We're pointing in right direction: Dallas
Northern Ireland ace reveals players are on course to hit pre-qualifying target as they aim for Russia
Stuart Dallas has revealed the Northern Ireland players always believed they would be a major force in this World Cup qualifying campaign.
While most observers were convinced the pinnacle for this current crop was going to be reaching Euro 2016, Dallas concedes that prior to this qualifying series starting last September the players came together and agreed on a points target which they believed was attainable and gave them a great chance of reaching Russia in 2018.
Now, with Northern Ireland in second place in Group C on seven points and with a crucial home match on Sunday against Norway - before which a minute's applause will be held for tragic Derry City captain Ryan McBride - Dallas insists Michael O'Neill's men are where they want to be in the qualification process.
"It has been a good start for us, I think we're on course for what we set out to achieve," said Dallas, who is returning to the set-up after missing the last two World Cup qualifiers against Germany and Azerbaijan through injury.
"We set ourselves a points target and we are on course. Nothing has changed. It has been a long time since the last game in November but the boys are back, you can see everyone is champing at the bit and ready to go.

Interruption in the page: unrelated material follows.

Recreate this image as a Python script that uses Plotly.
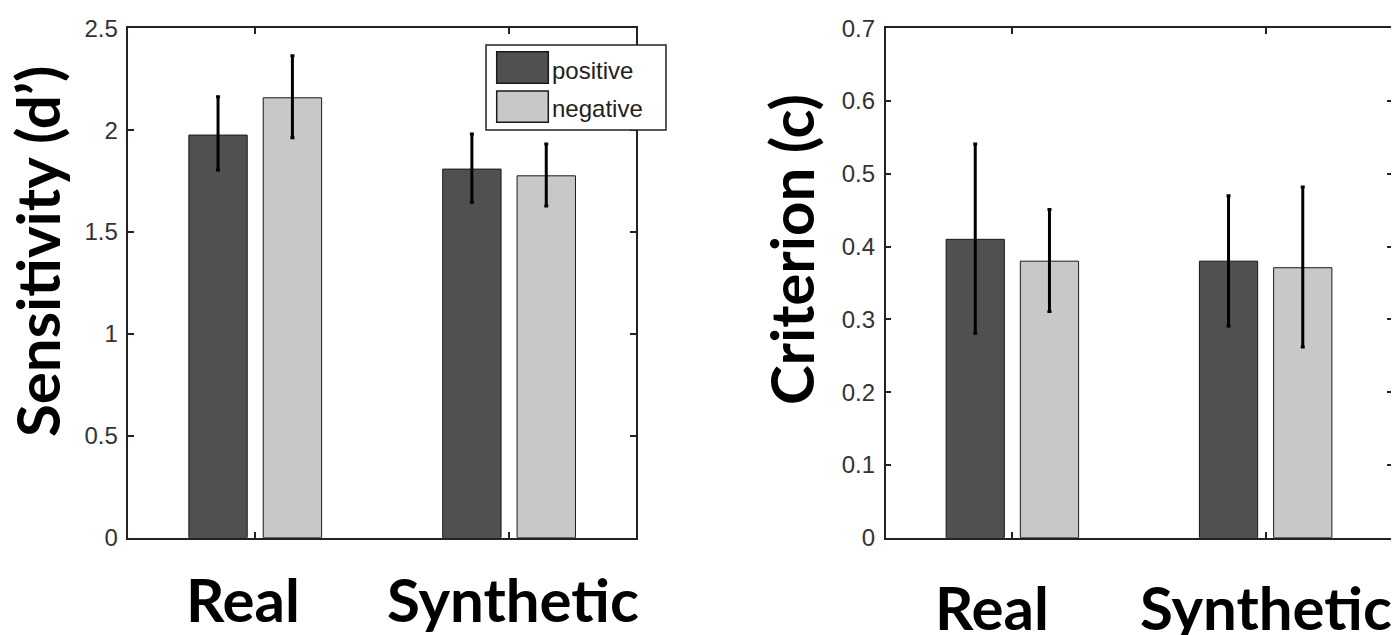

Everyone is looking forward to Sunday."
In conversation, Coagh's favourite son has always been refreshingly open, honest, frank and engaging. Yet when it comes to the points target the players set themselves, Dallas is decidedly coy.
"That stays within the group," stated the 25-year-old. "But first and foremost you have to win your home games and take it from there. People are expecting us to win against Norway, however it will be a tough game, we are under no illusions and we'll get a good week behind us and prepare the right way."
Norway, who haven't lost to Northern Ireland since 1975 and defeated the men in green 3-0 in O'Neill's first game in charge in 2012, will be something of an enigma on Sunday at Windsor Park.
Having made a poor start to the campaign, losing three games and only winning once against little San Marino, the Norwegians opted to replace their coach and brought in experienced former Sweden and Iceland supremo Lars Lagerback.
This will be his first game in charge and it's unknown at this stage how he will set his side up - especially considering Norway, due to retirement and suspensions, will be putting out a much-changed side.
Dallas, set to win his 20th cap on Sunday, said: "They have a new manager and I think they are missing six players who played in their last game, so they have new players who will have a point to prove which may make it that bit tougher, but we will prepare the way we always do and go into the game expecting to get the three points.
"Anybody coming to Windsor knows it's not an easy place to come to and it's somewhere we have been strong over recent years. We have shown we can go away to teams and pick up valuable points as well but you have to win your home games.
"I think that's the same no matter what level you're playing at, whether it's club football or international, you have got to win games and anything you get away is a bonus."
Windsor Park on Sunday for the hugely important clash will once again be a sell-out and the Northern Ireland fans, who haven't watched a competitive defeat at home for over three and a half years, will expect their heroes to deliver.
It doesn't matter that the Norwegians, despite their struggles, can still be a force, Dallas and his team-mates are aware that following the Euros last summer expectation is at an all-time high.
Dallas welcomes the extra pressure. He added: "We know how good we are and what we expect of ourselves. We're winning games and the success we had last summer means the fans' expectations have probably risen. But we know how good we are and we know what we want to achieve and last year gave us a taste of that.
"It shows how far we have come that we are going into games like this believing we can win rather than a few years ago saying 'we'll do well to get a point here'. The management and staff have to take credit for that.
"Any team who comes to Windsor, no matter who, we will give a good account of ourselves against them - we won't just roll over.
"We have a target and after the last campaign, we know what we have to do to get there."